----- SUPPLIED DATA
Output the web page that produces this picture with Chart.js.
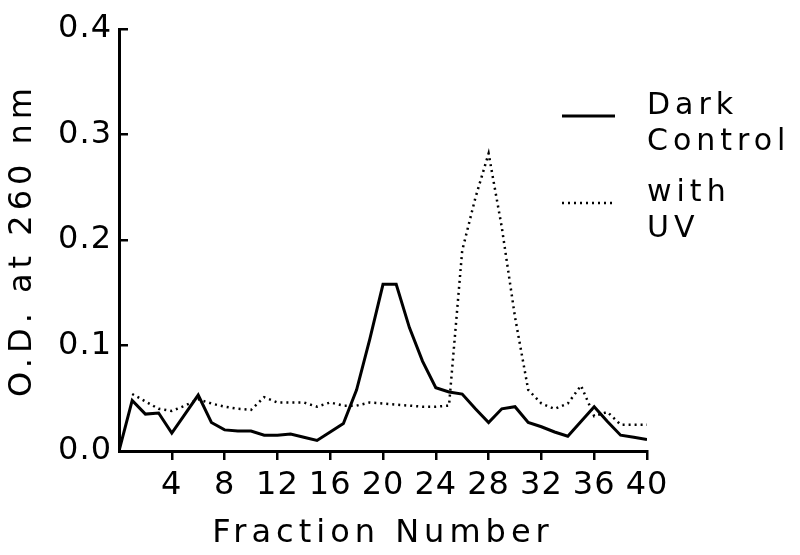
<!DOCTYPE html>
<html>
<head>
<meta charset="utf-8">
<script src="https://cdn.jsdelivr.net/npm/chart.js"></script>
<style>
  body { margin: 0; background: #fff; }
  #wrap { width: 800px; height: 555px; }
</style>
</head>
<body>
<div id="wrap"><canvas id="chart" width="800" height="555"></canvas></div>
<script>
// fractions collected and the O.D. read for each
var darkFractions = [0, 1, 2, 3, 4, 5, 6, 7, 8, 9, 10, 11, 12, 13, 14, 15, 16, 17, 18, 19, 20,
    21, 22, 23, 24, 25, 26, 27, 28, 29, 30, 31, 32, 33, 34, 35, 36, 37, 38, 39, 40];
var darkControl = [0.0, 0.048, 0.035, 0.036, 0.017, 0.035, 0.053, 0.027, 0.020, 0.019, 0.019,
    0.015, 0.015, 0.016, 0.013, 0.010, 0.018, 0.026, 0.058, 0.106, 0.158,
    0.158, 0.117, 0.085, 0.060, 0.056, 0.054, 0.040, 0.027, 0.040, 0.042,
    0.027, 0.023, 0.018, 0.014, 0.028, 0.042, 0.028, 0.015, 0.013, 0.011];

var uvFractions = [1, 2, 3, 4, 5, 6, 7, 8, 9, 10, 11, 12, 13, 14, 15, 16, 17, 18, 19, 20,
    21, 22, 23, 24, 25, 26, 27, 28, 29, 30, 31, 32, 33, 34, 35, 36, 37, 38, 39, 40];
var withUV = [0.054, 0.047, 0.040, 0.038, 0.043, 0.049, 0.045, 0.042, 0.040, 0.039,
    0.051, 0.046, 0.046, 0.046, 0.042, 0.046, 0.043, 0.043, 0.046, 0.045,
    0.044, 0.043, 0.042, 0.042, 0.043, 0.190, 0.240, 0.282, 0.212, 0.127,
    0.058, 0.045, 0.040, 0.045, 0.062, 0.033, 0.037, 0.025, 0.025, 0.025];

var xTicks = [4, 8, 12, 16, 20, 24, 28, 32, 36, 40];
var yTicks = [0.0, 0.1, 0.2, 0.3, 0.4];

var legendItems = [
    { lines: ["Dark", "Control"], dash: [] },
    { lines: ["with", "UV"], dash: [2, 4] }
];

var FONT = "'DejaVu Sans', sans-serif";

function toPoints(xs, ys) {
    return xs.map(function (x, i) { return { x: x, y: ys[i] }; });
}

// canvas letterSpacing changes per phase: titles, tick labels, legend
var spacingPlugin = {
    id: 'spacing',
    beforeDraw: function (chart) {
        chart.ctx.letterSpacing = '5px';
    },
    afterDatasetsDraw: function (chart) {
        chart.ctx.letterSpacing = '1px';
    }
};

var legendPlugin = {
    id: 'sideLegend',
    afterDraw: function (chart) {
        var ctx = chart.ctx;
        ctx.save();
        ctx.letterSpacing = '5px';
        ctx.fillStyle = '#000';
        ctx.strokeStyle = '#000';
        ctx.font = '30px ' + FONT;
        ctx.textAlign = 'left';
        ctx.textBaseline = 'middle';
        var top = [106, 193];
        legendItems.forEach(function (item, i) {
            var y = top[i];
            ctx.beginPath();
            ctx.setLineDash(item.dash);
            ctx.lineWidth = item.dash.length ? 2.5 : 3;
            ctx.moveTo(562, y + 10);
            ctx.lineTo(615, y + 10);
            ctx.stroke();
            ctx.setLineDash([]);
            item.lines.forEach(function (t, j) {
                ctx.fillText(t, 647, y + j * 36);
            });
        });
        ctx.restore();
        ctx.letterSpacing = '0px';
    }
};

new Chart(document.getElementById('chart'), {
    type: 'line',
    data: {
        datasets: [{
            label: 'Dark Control',
            data: toPoints(darkFractions, darkControl),
            borderColor: '#000',
            borderWidth: 3,
            pointRadius: 0,
            tension: 0
        }, {
            label: 'with UV',
            data: toPoints(uvFractions, withUV),
            borderColor: '#000',
            borderWidth: 2.5,
            borderDash: [2, 4],
            pointRadius: 0,
            tension: 0
        }]
    },
    options: {
        responsive: false,
        animation: false,
        layout: {
            padding: { left: 0, right: 153, top: 29, bottom: 0 }
        },
        scales: {
            x: {
                type: 'linear',
                min: 0,
                max: 40,
                afterBuildTicks: function (scale) {
                    scale.ticks = xTicks.map(function (v) { return { value: v }; });
                },
                afterFit: function (scale) {
                    scale.height = 104;
                },
                grid: {
                    drawOnChartArea: false,
                    color: '#000',
                    lineWidth: 2.5,
                    tickLength: 9
                },
                border: { color: '#000', width: 3 },
                ticks: {
                    z: 1,
                    color: '#000',
                    padding: 6,
                    maxRotation: 0,
                    autoSkip: false,
                    font: { family: FONT, size: 32 }
                },
                title: {
                    display: true,
                    text: 'Fraction Number',
                    color: '#000',
                    padding: { top: 0, bottom: 2 },
                    font: { family: FONT, size: 32 }
                }
            },
            y: {
                min: 0,
                max: 0.4,
                afterBuildTicks: function (scale) {
                    scale.ticks = yTicks.map(function (v) { return { value: v }; });
                },
                afterFit: function (scale) {
                    scale.width = 119;
                    scale.paddingTop = 0;
                    scale.paddingBottom = 0;
                },
                grid: {
                    drawOnChartArea: false,
                    color: '#000',
                    lineWidth: 2.5,
                    tickLength: -9
                },
                border: { color: '#000', width: 3 },
                ticks: {
                    z: 1,
                    color: '#000',
                    padding: 16,
                    font: { family: FONT, size: 32 },
                    callback: function (value) {
                        return value.toFixed(1);
                    }
                },
                title: {
                    display: true,
                    text: 'O.D. at 260 nm',
                    color: '#000',
                    padding: { top: 3, bottom: 0 },
                    font: { family: FONT, size: 32 }
                }
            }
        },
        plugins: {
            legend: { display: false },
            tooltip: { enabled: false }
        }
    },
    plugins: [spacingPlugin, legendPlugin]
});
</script>
</body>
</html>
----------
▸ WHAT YOU NEED TO DO
Leave out all pictures, then copy the remaining material exactly.

▸ EXPECTED ANSWER
Output the web page that produces this picture with Chart.js.
<!DOCTYPE html>
<html>
<head>
<meta charset="utf-8">
<script src="https://cdn.jsdelivr.net/npm/chart.js"></script>
<style>
  body { margin: 0; background: #fff; }
  #wrap { width: 800px; height: 555px; }
</style>
</head>
<body>
<div id="wrap"><canvas id="chart" width="800" height="555"></canvas></div>
<script>
// fractions collected and the O.D. read for each
var darkFractions = [0, 1, 2, 3, 4, 5, 6, 7, 8, 9, 10, 11, 12, 13, 14, 15, 16, 17, 18, 19, 20,
    21, 22, 23, 24, 25, 26, 27, 28, 29, 30, 31, 32, 33, 34, 35, 36, 37, 38, 39, 40];
var darkControl = [0.0, 0.048, 0.035, 0.036, 0.017, 0.035, 0.053, 0.027, 0.020, 0.019, 0.019,
    0.015, 0.015, 0.016, 0.013, 0.010, 0.018, 0.026, 0.058, 0.106, 0.158,
    0.158, 0.117, 0.085, 0.060, 0.056, 0.054, 0.040, 0.027, 0.040, 0.042,
    0.027, 0.023, 0.018, 0.014, 0.028, 0.042, 0.028, 0.015, 0.013, 0.011];

var uvFractions = [1, 2, 3, 4, 5, 6, 7, 8, 9, 10, 11, 12, 13, 14, 15, 16, 17, 18, 19, 20,
    21, 22, 23, 24, 25, 26, 27, 28, 29, 30, 31, 32, 33, 34, 35, 36, 37, 38, 39, 40];
var withUV = [0.054, 0.047, 0.040, 0.038, 0.043, 0.049, 0.045, 0.042, 0.040, 0.039,
    0.051, 0.046, 0.046, 0.046, 0.042, 0.046, 0.043, 0.043, 0.046, 0.045,
    0.044, 0.043, 0.042, 0.042, 0.043, 0.190, 0.240, 0.282, 0.212, 0.127,
    0.058, 0.045, 0.040, 0.045, 0.062, 0.033, 0.037, 0.025, 0.025, 0.025];

var xTicks = [4, 8, 12, 16, 20, 24, 28, 32, 36, 40];
var yTicks = [0.0, 0.1, 0.2, 0.3, 0.4];

var legendItems = [
    { lines: ["Dark", "Control"], dash: [] },
    { lines: ["with", "UV"], dash: [2, 4] }
];

var FONT = "'DejaVu Sans', sans-serif";

function toPoints(xs, ys) {
    return xs.map(function (x, i) { return { x: x, y: ys[i] }; });
}

// canvas letterSpacing changes per phase: titles, tick labels, legend
var spacingPlugin = {
    id: 'spacing',
    beforeDraw: function (chart) {
        chart.ctx.letterSpacing = '5px';
    },
    afterDatasetsDraw: function (chart) {
        chart.ctx.letterSpacing = '1px';
    }
};

var legendPlugin = {
    id: 'sideLegend',
    afterDraw: function (chart) {
        var ctx = chart.ctx;
        ctx.save();
        ctx.letterSpacing = '5px';
        ctx.fillStyle = '#000';
        ctx.strokeStyle = '#000';
        ctx.font = '30px ' + FONT;
        ctx.textAlign = 'left';
        ctx.textBaseline = 'middle';
        var top = [106, 193];
        legendItems.forEach(function (item, i) {
            var y = top[i];
            ctx.beginPath();
            ctx.setLineDash(item.dash);
            ctx.lineWidth = item.dash.length ? 2.5 : 3;
            ctx.moveTo(562, y + 10);
            ctx.lineTo(615, y + 10);
            ctx.stroke();
            ctx.setLineDash([]);
            item.lines.forEach(function (t, j) {
                ctx.fillText(t, 647, y + j * 36);
            });
        });
        ctx.restore();
        ctx.letterSpacing = '0px';
    }
};

new Chart(document.getElementById('chart'), {
    type: 'line',
    data: {
        datasets: [{
            label: 'Dark Control',
            data: toPoints(darkFractions, darkControl),
            borderColor: '#000',
            borderWidth: 3,
            pointRadius: 0,
            tension: 0
        }, {
            label: 'with UV',
            data: toPoints(uvFractions, withUV),
            borderColor: '#000',
            borderWidth: 2.5,
            borderDash: [2, 4],
            pointRadius: 0,
            tension: 0
        }]
    },
    options: {
        responsive: false,
        animation: false,
        layout: {
            padding: { left: 0, right: 153, top: 29, bottom: 0 }
        },
        scales: {
            x: {
                type: 'linear',
                min: 0,
                max: 40,
                afterBuildTicks: function (scale) {
                    scale.ticks = xTicks.map(function (v) { return { value: v }; });
                },
                afterFit: function (scale) {
                    scale.height = 104;
                },
                grid: {
                    drawOnChartArea: false,
                    color: '#000',
                    lineWidth: 2.5,
                    tickLength: 9
                },
                border: { color: '#000', width: 3 },
                ticks: {
                    z: 1,
                    color: '#000',
                    padding: 6,
                    maxRotation: 0,
                    autoSkip: false,
                    font: { family: FONT, size: 32 }
                },
                title: {
                    display: true,
                    text: 'Fraction Number',
                    color: '#000',
                    padding: { top: 0, bottom: 2 },
                    font: { family: FONT, size: 32 }
                }
            },
            y: {
                min: 0,
                max: 0.4,
                afterBuildTicks: function (scale) {
                    scale.ticks = yTicks.map(function (v) { return { value: v }; });
                },
                afterFit: function (scale) {
                    scale.width = 119;
                    scale.paddingTop = 0;
                    scale.paddingBottom = 0;
                },
                grid: {
                    drawOnChartArea: false,
                    color: '#000',
                    lineWidth: 2.5,
                    tickLength: -9
                },
                border: { color: '#000', width: 3 },
                ticks: {
                    z: 1,
                    color: '#000',
                    padding: 16,
                    font: { family: FONT, size: 32 },
                    callback: function (value) {
                        return value.toFixed(1);
                    }
                },
                title: {
                    display: true,
                    text: 'O.D. at 260 nm',
                    color: '#000',
                    padding: { top: 3, bottom: 0 },
                    font: { family: FONT, size: 32 }
                }
            }
        },
        plugins: {
            legend: { display: false },
            tooltip: { enabled: false }
        }
    },
    plugins: [spacingPlugin, legendPlugin]
});
</script>
</body>
</html>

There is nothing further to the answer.